The show was written as a sexual comedy. The play was very sexually explicit. The whites were big fans of the show. They enjoyed joining sex and slavery, into a show, for laughs.
Slave Play got twelve (12) nominations at the 74th Tony Awards. At the time, it was record-breaking. It got nominations for the Lucille Lortel Awards and Drama Desk Awards.
The writer and director were both homosexuals. Jeremy O. Harris wrote the play. Robert O'Hara directed it. The show closed January 19th, 2020.
New York City, New York - HBO showed Leaving Neverland, in two (2) parts. Part One (1) was shown Sunday and Part Two (2) was shown Monday.
The story made claims that Michael Jackson hurt two young white boys, from sexual acts. There were no facts, no evidence, and no one else to confirm the claims. Further, the two white boys never claimed Michael Jackson harmed them, until they got money to do so.
Michael Jackson died June 25, 2009, almost ten (10) years before this show aired. Jackson had no record for any crime of child abuse. While he had been tried, courts found no facts to support any charges against him.
Leaving Neverland implied Jackson was a child abuser. This was not backed by the courts, the law, nor any past record of abuse.
Why No Criticism About Leaving Neverland
New York, New York - After Neverland aired, on HBO, hosted by Oprah Winfrey. It followed Leaving Neverland Part 2. In the show, three (3) white males joined Winfrey in verbal attacks against the long-dead Michael Jackson.

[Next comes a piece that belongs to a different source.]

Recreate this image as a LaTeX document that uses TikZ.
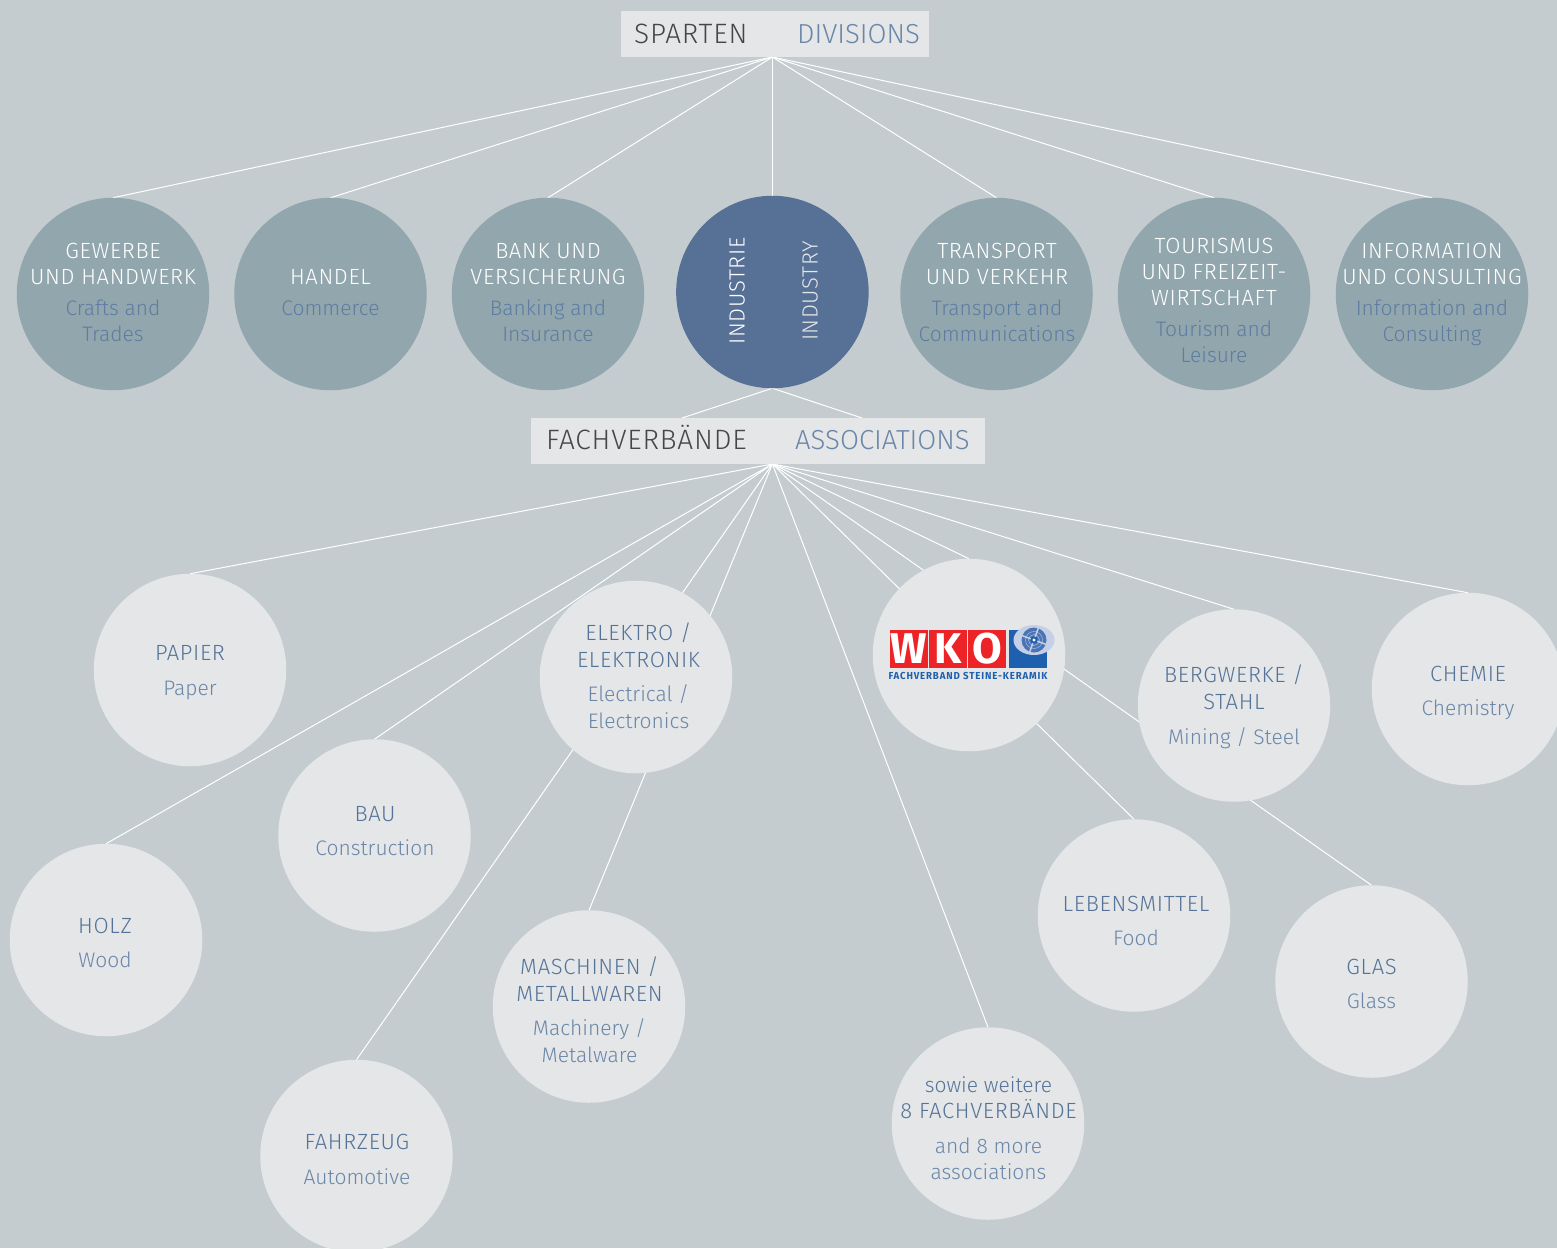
\documentclass[tikz,border=0pt]{standalone}
\usepackage{fontspec}
\usetikzlibrary{backgrounds,shapes.geometric}
\setmainfont{Fira Sans Light}
\newfontfamily\logofont{Fira Sans Bold}
\newfontfamily\logosmall{Fira Sans Bold}[LetterSpace=9]
\newfontfamily\defont{Fira Sans Light}[LetterSpace=3]
\definecolor{bgc}{HTML}{C4CCD0}
\definecolor{lightc}{HTML}{E4E6E8}
\definecolor{greyc}{HTML}{92A6AD}
\definecolor{indc}{HTML}{567096}
\definecolor{dec}{HTML}{557398}
\definecolor{enc}{HTML}{6A86A8}
\definecolor{enonc}{HTML}{5F7CA2}
\definecolor{darkc}{HTML}{444648}
\definecolor{wred}{HTML}{EC2327}
\definecolor{wblue}{HTML}{1F60AE}
\definecolor{globec}{HTML}{C5D0E8}
\definecolor{globed}{HTML}{4A74B4}
\tikzset{x=1pt,y=-1pt,
  circ/.style={circle,minimum size=192.5pt,inner sep=0pt,outer sep=0pt},
  topc/.style={circ,fill=greyc},
  lowc/.style={circ,fill=lightc},
  conn/.style={draw=white,line width=1pt},
  capbox/.style={rectangle,fill=lightc,inner sep=0pt,outer sep=0pt},
  capde/.style={inner sep=0pt,text=darkc,font=\defont\fontsize{28}{30}\selectfont,anchor=base west},
  capen/.style={inner sep=0pt,text=enc,font=\fontsize{27.5}{30}\selectfont,anchor=base west},
  toptxt/.style={inner sep=0pt,align=center,text=white,font=\fontsize{21}{26}\selectfont},
  lowtxt/.style={inner sep=0pt,align=center,text=dec,font=\fontsize{21}{26}\selectfont},
  logotxt/.style={inner sep=0pt,text=white,font=\logofont\fontsize{43}{43}\selectfont},
  redsq/.style={rectangle,fill=wred,minimum size=38pt,inner sep=0pt,outer sep=0pt},
}
\newcommand{\de}[1]{{\defont\fontsize{22}{26}\selectfont #1}}
\newcommand{\en}[1]{\textcolor{enc}{#1}}
\newcommand{\eno}[1]{\textcolor{enonc}{#1}}
\begin{document}
\begin{tikzpicture}
\useasboundingbox (0,0) rectangle (1557,1248);
\coordinate (apexA) at (772.4,57);
\coordinate (apexB) at (772.4,464);
\coordinate (forkL) at (682,418);
\coordinate (forkR) at (862,418);
\node[topc] (gew) at (113,294) {};
\node[topc] (han) at (330.5,294) {};
\node[topc] (ban) at (548,294) {};
\node[circ,fill=indc] (ind) at (772.4,292) {};
\node[topc] (tra) at (996.5,294) {};
\node[topc] (tou) at (1214,294) {};
\node[topc] (inf) at (1432,294) {};
\node[lowc] (pap) at (190,670) {};
\node[lowc] (hol) at (106,940) {};
\node[lowc] (bau) at (374.5,835.5) {};
\node[lowc] (ele) at (636,677) {};
\node[lowc] (fah) at (356.5,1156) {};
\node[lowc] (mas) at (589,1006.5) {};
\node[lowc] (sow) at (988,1123.5) {};
\node[lowc] (wko) at (969,655) {};
\node[lowc] (leb) at (1134,915.5) {};
\node[lowc] (ber) at (1234,705.5) {};
\node[lowc] (gla) at (1371.5,981.5) {};
\node[lowc] (che) at (1468,689) {};
\node[capbox,minimum width=308pt,minimum height=46pt] (boxA) at (775,34) {};
\node[capbox,minimum width=454pt,minimum height=46pt] (boxB) at (758,441) {};
\begin{pgfonlayer}{background}
\fill[bgc] (0,0) rectangle (1557,1248);
\foreach \n in {gew,han,ban,ind,tra,tou,inf}{\draw[conn] (apexA) -- (\n.north);}
\draw[conn] (ind.south) -- (forkL);
\draw[conn] (ind.south) -- (forkR);
\foreach \n in {pap,hol,bau,fah,mas,sow,wko,leb,ber,gla,che}{\draw[conn] (apexB) -- (\n.north);}
\end{pgfonlayer}
% captions
\node[capde] (capA1) at (634,43) {SPARTEN};
\node[capen] (capA2) at (797,43) {DIVISIONS};
\node[capde] (capB1) at (546,449.5) {FACHVERBÄNDE};
\node[capen] (capB2) at (795,449.5) {ASSOCIATIONS};
% upper circle texts
\node[toptxt] (tgew) at (113,292.5) {\de{GEWERBE}\\\de{UND HANDWERK}\\[5pt]\eno{Crafts and}\\\eno{Trades}};
\node[toptxt] (than) at (330.5,292.5) {\de{HANDEL}\\[5pt]\eno{Commerce}};
\node[toptxt] (tban) at (548,293) {\de{BANK UND}\\\de{VERSICHERUNG}\\[5pt]\eno{Banking and}\\\eno{Insurance}};
\node[toptxt,rotate=90] (tind1) at (737,291) {\de{INDUSTRIE}};
\node[toptxt,rotate=90,text=lightc] (tind2) at (810,291) {\de{INDUSTRY}};
\node[toptxt] (ttra) at (997,292.5) {\de{TRANSPORT}\\\de{UND VERKEHR}\\[5pt]\eno{Transport and}\\\eno{Communications}};
\node[toptxt] (ttou) at (1214,300.5) {\de{TOURISMUS}\\\de{UND FREIZEIT-}\\\de{WIRTSCHAFT}\\[5pt]\eno{Tourism and}\\\eno{Leisure}};
\node[toptxt] (tinf) at (1432,294.5) {\de{INFORMATION}\\\de{UND CONSULTING}\\[5pt]\eno{Information and}\\\eno{Consulting}};
% lower circle texts
\node[lowtxt] (tpap) at (190,672.5) {\de{PAPIER}\\[9pt]\en{Paper}};
\node[lowtxt] (thol) at (105,943) {\de{HOLZ}\\[8pt]\en{Wood}};
\node[lowtxt] (tbau) at (375,831) {\de{BAU}\\[8pt]\en{Construction}};
\node[lowtxt] (tele) at (638.5,676) {\de{ELEKTRO /}\\[1pt]\de{ELEKTRONIK}\\[8pt]\en{Electrical /}\\[1pt]\en{Electronics}};
\node[lowtxt] (tfah) at (357,1159.5) {\de{FAHRZEUG}\\[9pt]\en{Automotive}};
\node[lowtxt] (tmas) at (589.5,1010) {\de{MASCHINEN /}\\[1pt]\de{METALLWAREN}\\[8pt]\en{Machinery /}\\[1pt]\en{Metalware}};
\node[lowtxt] (tsow) at (988.5,1128.5) {sowie weitere\\\de{8 FACHVERBÄNDE}\\[9pt]\en{and 8 more}\\\en{associations}};
\node[lowtxt] (tleb) at (1136,921) {\de{LEBENSMITTEL}\\[8pt]\en{Food}};
\node[lowtxt] (tber) at (1234,707) {\de{BERGWERKE /}\\[1pt]\de{STAHL}\\[9pt]\en{Mining / Steel}};
\node[lowtxt] (tgla) at (1371.5,984) {\de{GLAS}\\[8pt]\en{Glass}};
\node[lowtxt] (tche) at (1468,693) {\de{CHEMIE}\\[8pt]\en{Chemistry}};
% logo
\node[redsq] (lw) at (909,649) {};
\node[redsq] (lk) at (948,649) {};
\node[redsq] (lo) at (987,649) {};
\node[logotxt] at (lw) {W};
\node[logotxt] at (lk) {K};
\node[logotxt] at (lo) {O};
\node[rectangle,fill=wblue,minimum size=38pt,inner sep=0pt] (lb) at (1028,649) {};
\node[ellipse,fill=globec,minimum width=41pt,minimum height=30pt,inner sep=0pt] (lg) at (1034,640) {};
\fill[globed] (1034,640) circle (12.5);
\draw[globec!70!globed,line width=.6pt] (1034,640) circle (8.5) (1034,640) circle (5.5);
\draw[globec,line width=1.5pt] (1038.5,627.6) -- (1029.5,652.4) (1021.6,635.5) -- (1046.4,644.5);
\fill[wblue] (1034,640) circle (3.6);
\fill[white] (1034,640) circle (1.6);
\node[inner sep=0pt,text=wblue] (lt) at (968,675.5) {\resizebox{159pt}{7.2pt}{\logosmall FACHVERBAND STEINE-KERAMIK}};
\end{tikzpicture}
\end{document}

The two white accusers were Wade Robson and James Safechuck. They were joined by the white director of Leaving Neverland, Dan Reed. Winfrey had no one to defend Jackson, on the show.
In the hour-long show, Winfrey gave the two white men a platform to make abuse claims against Jackson. The audience was picked from sexual abuse victims. No facts were given by the white men to support or verify their claims of abuse by Jackson.
Later that year, Winfrey tried to distance herself from After Neverland. She removed videos and comments she made. Winfrey denied it was an attack on the legacy of Jackson. The Jackson estate and Jackson family strongly denied and disputed any claims of child abuse by Jackson.